┌────────
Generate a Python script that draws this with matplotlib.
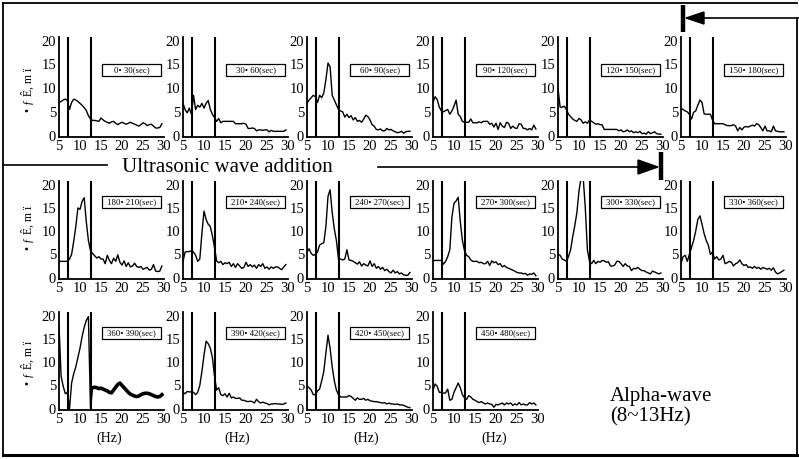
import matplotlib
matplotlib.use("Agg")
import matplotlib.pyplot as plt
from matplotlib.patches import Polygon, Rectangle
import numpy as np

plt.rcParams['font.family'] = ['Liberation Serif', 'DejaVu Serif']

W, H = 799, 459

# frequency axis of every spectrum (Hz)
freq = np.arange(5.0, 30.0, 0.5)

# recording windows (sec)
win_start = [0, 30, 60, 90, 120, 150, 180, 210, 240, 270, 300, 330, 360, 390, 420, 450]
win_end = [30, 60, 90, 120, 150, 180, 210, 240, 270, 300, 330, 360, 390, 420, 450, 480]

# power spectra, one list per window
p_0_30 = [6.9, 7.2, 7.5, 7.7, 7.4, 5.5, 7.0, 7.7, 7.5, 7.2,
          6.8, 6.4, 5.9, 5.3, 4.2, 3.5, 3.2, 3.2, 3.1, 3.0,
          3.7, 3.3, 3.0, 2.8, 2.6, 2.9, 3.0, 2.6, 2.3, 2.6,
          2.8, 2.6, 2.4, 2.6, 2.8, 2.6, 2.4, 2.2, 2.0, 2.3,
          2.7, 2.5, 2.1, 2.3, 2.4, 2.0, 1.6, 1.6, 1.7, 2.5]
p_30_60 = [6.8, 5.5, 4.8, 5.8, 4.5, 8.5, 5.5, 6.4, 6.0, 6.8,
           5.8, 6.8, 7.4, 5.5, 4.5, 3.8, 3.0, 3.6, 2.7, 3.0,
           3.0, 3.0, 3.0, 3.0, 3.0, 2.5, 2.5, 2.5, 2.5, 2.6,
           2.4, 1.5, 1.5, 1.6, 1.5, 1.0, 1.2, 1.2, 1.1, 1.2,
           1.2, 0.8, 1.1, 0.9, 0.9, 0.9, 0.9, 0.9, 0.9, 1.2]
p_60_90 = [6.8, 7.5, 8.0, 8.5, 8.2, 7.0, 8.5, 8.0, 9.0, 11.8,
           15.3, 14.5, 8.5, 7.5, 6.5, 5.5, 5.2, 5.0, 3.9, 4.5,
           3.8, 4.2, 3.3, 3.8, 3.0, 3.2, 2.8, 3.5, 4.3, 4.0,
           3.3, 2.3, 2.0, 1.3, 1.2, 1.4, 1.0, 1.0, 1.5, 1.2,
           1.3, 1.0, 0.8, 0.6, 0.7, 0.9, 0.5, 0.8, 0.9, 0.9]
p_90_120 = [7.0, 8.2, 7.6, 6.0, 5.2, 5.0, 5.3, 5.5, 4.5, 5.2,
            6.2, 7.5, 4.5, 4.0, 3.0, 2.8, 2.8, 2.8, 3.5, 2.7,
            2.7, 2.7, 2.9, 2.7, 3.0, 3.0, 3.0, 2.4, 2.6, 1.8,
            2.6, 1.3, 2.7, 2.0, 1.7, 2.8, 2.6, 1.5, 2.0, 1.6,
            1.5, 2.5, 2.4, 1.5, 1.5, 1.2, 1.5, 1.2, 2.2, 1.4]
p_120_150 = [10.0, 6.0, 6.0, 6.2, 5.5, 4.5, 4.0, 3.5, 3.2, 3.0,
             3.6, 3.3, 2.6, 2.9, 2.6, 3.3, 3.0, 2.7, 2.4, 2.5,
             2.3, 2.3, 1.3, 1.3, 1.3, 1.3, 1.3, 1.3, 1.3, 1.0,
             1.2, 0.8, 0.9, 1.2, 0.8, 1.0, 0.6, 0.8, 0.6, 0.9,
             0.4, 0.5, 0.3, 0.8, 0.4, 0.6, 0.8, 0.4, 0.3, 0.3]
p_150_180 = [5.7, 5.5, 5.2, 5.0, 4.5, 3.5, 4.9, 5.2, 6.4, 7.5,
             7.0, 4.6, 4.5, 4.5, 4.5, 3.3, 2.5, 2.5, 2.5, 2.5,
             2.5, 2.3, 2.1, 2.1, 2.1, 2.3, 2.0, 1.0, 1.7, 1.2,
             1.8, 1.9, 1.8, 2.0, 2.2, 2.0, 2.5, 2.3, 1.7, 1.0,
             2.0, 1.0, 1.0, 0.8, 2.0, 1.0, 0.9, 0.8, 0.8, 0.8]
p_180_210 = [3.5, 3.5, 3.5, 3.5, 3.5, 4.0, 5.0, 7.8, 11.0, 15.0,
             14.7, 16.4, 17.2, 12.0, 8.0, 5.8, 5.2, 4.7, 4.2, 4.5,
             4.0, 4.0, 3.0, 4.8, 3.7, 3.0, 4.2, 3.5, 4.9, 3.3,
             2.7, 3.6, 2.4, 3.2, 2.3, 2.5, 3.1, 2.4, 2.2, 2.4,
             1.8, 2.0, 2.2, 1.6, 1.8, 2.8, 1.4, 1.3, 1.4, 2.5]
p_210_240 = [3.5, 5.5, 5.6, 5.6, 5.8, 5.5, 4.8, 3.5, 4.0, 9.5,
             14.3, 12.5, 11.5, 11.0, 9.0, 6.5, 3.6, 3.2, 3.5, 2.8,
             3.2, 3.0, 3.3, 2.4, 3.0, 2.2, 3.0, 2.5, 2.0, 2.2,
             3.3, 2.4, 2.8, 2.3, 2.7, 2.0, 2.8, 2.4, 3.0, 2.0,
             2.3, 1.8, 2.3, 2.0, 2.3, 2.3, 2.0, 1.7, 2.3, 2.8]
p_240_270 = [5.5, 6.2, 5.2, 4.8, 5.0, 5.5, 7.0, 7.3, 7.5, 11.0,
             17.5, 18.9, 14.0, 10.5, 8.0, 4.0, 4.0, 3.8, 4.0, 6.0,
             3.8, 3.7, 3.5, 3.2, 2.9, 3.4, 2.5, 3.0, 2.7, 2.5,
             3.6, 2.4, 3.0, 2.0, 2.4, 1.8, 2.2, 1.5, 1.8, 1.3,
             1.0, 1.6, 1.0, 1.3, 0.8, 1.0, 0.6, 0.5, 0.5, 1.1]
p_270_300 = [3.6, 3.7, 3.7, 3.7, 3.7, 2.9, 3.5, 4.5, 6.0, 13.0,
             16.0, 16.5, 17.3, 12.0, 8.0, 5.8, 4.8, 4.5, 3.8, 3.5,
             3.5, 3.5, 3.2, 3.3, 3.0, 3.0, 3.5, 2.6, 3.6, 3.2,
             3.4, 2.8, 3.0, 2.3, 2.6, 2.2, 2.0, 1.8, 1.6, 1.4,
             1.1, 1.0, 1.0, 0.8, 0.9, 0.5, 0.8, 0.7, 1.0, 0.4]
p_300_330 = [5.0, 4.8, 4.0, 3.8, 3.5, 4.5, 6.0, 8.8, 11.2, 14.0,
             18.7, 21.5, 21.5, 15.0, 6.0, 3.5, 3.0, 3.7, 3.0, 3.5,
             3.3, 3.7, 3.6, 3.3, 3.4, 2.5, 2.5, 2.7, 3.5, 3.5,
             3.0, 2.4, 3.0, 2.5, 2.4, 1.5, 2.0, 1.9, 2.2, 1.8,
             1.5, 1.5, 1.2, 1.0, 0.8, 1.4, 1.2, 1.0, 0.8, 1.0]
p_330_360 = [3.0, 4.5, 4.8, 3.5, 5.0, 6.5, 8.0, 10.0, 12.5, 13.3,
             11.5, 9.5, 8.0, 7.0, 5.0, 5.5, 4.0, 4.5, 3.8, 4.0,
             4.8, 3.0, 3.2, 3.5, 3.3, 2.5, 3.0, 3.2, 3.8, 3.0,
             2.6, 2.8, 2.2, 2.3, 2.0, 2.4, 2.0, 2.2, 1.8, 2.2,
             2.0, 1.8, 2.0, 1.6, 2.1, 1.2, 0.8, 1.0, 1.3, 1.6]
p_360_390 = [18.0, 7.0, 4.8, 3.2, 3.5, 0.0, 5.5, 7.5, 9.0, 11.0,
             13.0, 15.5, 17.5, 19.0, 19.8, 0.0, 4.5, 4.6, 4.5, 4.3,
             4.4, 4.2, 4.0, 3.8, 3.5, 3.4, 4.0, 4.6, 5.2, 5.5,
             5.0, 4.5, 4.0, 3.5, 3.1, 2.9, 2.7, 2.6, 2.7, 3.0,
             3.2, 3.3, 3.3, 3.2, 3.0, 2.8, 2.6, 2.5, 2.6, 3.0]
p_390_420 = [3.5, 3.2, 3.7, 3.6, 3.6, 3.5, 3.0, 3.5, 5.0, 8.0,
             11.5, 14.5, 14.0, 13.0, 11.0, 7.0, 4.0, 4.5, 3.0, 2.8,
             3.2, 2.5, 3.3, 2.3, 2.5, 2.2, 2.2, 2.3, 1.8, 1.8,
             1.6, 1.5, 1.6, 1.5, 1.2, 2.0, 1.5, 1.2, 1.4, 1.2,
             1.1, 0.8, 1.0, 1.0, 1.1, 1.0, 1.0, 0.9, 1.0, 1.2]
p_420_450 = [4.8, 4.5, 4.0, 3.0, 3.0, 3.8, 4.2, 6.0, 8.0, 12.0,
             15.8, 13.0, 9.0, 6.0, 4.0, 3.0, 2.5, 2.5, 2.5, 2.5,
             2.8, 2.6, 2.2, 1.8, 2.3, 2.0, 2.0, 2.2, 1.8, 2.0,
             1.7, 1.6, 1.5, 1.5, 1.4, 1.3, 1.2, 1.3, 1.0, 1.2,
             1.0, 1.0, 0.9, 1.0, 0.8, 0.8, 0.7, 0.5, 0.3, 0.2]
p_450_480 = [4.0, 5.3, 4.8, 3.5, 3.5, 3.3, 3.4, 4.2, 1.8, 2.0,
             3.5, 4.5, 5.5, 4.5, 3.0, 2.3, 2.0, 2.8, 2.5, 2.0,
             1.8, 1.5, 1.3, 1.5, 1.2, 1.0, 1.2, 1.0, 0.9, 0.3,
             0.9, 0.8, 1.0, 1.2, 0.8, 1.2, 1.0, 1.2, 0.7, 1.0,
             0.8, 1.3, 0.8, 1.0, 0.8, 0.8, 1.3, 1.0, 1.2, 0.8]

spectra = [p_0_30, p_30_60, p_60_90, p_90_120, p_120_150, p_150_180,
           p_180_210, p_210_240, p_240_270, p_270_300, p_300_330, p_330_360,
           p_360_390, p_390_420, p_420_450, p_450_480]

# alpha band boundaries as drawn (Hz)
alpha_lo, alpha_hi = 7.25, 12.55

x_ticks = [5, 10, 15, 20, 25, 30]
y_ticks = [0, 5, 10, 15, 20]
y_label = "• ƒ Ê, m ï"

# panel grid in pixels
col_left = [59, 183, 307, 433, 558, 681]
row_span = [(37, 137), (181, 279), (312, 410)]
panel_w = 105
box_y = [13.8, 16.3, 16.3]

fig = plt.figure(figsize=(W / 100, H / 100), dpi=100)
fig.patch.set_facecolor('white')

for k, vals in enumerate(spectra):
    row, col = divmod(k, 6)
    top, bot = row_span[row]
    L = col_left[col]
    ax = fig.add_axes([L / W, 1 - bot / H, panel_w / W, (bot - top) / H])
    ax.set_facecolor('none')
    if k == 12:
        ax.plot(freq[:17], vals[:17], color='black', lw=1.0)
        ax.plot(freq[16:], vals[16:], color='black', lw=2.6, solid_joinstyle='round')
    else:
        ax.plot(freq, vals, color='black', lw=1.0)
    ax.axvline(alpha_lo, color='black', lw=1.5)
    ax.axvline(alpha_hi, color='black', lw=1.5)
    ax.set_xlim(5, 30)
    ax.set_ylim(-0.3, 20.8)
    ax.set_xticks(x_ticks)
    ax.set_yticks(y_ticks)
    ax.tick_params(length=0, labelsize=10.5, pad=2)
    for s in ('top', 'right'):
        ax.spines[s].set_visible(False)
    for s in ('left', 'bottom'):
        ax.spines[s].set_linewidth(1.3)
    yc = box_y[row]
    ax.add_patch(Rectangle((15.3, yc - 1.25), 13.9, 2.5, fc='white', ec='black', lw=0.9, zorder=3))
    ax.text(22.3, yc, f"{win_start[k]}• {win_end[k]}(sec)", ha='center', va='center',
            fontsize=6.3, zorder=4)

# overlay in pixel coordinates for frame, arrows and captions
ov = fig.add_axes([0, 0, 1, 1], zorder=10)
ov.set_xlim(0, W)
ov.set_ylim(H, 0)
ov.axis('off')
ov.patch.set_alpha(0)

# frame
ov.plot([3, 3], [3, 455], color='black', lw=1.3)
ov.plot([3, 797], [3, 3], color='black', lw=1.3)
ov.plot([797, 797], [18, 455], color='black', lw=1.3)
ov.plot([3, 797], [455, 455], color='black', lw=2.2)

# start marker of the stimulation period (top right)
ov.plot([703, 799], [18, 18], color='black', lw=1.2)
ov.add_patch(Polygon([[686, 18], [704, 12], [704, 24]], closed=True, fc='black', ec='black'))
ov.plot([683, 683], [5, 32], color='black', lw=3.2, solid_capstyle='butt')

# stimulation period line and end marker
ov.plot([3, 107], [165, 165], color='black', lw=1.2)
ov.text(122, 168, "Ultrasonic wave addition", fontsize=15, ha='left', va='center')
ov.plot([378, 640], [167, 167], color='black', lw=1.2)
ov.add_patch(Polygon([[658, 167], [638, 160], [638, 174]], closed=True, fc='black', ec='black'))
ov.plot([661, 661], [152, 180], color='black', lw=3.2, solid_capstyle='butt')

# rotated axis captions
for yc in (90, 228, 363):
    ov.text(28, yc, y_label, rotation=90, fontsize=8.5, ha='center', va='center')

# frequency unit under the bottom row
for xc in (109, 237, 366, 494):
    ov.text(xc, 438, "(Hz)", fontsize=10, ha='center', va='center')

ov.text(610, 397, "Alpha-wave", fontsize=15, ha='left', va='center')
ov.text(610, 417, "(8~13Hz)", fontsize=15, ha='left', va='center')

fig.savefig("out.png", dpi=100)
└────────
┌────────
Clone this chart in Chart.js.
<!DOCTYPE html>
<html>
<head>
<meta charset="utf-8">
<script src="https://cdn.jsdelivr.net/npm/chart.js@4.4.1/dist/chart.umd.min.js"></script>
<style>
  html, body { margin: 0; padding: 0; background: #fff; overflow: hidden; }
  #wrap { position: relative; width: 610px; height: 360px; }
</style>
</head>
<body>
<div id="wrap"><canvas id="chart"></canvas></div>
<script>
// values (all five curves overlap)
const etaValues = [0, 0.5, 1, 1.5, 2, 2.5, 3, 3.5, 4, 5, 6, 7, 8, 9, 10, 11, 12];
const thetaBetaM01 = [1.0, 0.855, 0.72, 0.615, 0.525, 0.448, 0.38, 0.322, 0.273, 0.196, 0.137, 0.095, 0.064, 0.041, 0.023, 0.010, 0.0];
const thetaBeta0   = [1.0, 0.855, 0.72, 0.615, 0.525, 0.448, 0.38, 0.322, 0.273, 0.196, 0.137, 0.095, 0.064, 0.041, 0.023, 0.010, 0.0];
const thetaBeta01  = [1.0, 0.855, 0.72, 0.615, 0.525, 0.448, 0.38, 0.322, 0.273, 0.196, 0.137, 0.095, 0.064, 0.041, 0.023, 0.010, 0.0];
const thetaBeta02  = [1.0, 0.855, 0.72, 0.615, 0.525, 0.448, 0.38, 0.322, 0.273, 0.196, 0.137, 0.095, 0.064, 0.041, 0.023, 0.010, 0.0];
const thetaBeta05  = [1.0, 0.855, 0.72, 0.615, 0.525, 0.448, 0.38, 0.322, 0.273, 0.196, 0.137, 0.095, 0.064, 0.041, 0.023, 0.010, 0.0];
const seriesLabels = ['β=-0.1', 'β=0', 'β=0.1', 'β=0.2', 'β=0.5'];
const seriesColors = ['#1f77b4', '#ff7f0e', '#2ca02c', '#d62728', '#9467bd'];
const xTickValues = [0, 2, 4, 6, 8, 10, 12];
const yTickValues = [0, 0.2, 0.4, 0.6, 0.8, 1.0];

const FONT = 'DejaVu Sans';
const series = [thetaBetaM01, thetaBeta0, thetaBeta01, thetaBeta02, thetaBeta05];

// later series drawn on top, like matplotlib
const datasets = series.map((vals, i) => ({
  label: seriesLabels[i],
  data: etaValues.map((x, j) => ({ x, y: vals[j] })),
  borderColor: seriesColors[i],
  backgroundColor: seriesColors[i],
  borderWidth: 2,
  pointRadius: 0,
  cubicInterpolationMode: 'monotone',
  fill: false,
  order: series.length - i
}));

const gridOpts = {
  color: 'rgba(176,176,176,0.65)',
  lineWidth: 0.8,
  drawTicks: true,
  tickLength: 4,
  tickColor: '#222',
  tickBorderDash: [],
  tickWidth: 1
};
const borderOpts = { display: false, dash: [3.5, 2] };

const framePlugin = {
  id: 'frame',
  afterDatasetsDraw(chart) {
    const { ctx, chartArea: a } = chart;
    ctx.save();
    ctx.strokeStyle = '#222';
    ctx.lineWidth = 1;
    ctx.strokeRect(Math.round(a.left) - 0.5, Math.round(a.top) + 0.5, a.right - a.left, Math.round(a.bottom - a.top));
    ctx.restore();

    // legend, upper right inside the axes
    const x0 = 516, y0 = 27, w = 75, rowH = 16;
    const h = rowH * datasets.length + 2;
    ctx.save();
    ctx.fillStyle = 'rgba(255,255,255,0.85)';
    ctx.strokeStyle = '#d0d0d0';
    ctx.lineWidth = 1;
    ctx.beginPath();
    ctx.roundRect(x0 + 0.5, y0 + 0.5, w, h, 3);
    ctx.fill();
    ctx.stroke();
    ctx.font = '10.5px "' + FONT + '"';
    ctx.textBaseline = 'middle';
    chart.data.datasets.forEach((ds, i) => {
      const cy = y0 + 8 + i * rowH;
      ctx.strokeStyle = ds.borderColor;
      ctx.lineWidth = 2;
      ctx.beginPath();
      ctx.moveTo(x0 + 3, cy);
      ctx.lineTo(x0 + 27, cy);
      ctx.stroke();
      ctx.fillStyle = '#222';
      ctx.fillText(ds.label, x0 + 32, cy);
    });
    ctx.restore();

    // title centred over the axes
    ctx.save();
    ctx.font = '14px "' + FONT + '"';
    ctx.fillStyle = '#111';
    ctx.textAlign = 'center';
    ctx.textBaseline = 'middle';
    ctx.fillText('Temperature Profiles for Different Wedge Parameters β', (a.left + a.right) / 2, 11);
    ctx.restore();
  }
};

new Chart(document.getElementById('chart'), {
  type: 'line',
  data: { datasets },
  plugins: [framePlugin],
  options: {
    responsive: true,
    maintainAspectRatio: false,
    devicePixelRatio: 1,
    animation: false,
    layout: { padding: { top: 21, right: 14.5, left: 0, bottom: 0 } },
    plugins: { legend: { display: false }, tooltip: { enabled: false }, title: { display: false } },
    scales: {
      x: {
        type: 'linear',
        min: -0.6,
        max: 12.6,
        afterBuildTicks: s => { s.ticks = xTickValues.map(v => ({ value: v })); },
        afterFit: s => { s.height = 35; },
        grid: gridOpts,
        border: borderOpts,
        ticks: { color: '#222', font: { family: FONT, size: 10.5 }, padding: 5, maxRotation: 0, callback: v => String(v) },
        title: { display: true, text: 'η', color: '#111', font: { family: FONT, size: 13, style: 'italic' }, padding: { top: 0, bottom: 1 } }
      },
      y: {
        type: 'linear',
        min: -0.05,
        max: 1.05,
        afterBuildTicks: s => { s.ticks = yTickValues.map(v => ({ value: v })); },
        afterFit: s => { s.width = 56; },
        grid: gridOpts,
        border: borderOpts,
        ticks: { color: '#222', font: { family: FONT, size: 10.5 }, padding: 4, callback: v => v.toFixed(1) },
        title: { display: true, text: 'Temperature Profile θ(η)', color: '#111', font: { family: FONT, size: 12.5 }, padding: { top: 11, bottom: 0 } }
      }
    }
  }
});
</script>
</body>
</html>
└────────
### Short task
Output exactly the lines above, from the line with "Generate a Python" to the line with "420, 450, 480]", both included; skip the pictures.

### Problem solution
Generate a Python script that draws this with matplotlib.
import matplotlib
matplotlib.use("Agg")
import matplotlib.pyplot as plt
from matplotlib.patches import Polygon, Rectangle
import numpy as np

plt.rcParams['font.family'] = ['Liberation Serif', 'DejaVu Serif']

W, H = 799, 459

# frequency axis of every spectrum (Hz)
freq = np.arange(5.0, 30.0, 0.5)

# recording windows (sec)
win_start = [0, 30, 60, 90, 120, 150, 180, 210, 240, 270, 300, 330, 360, 390, 420, 450]
win_end = [30, 60, 90, 120, 150, 180, 210, 240, 270, 300, 330, 360, 390, 420, 450, 480]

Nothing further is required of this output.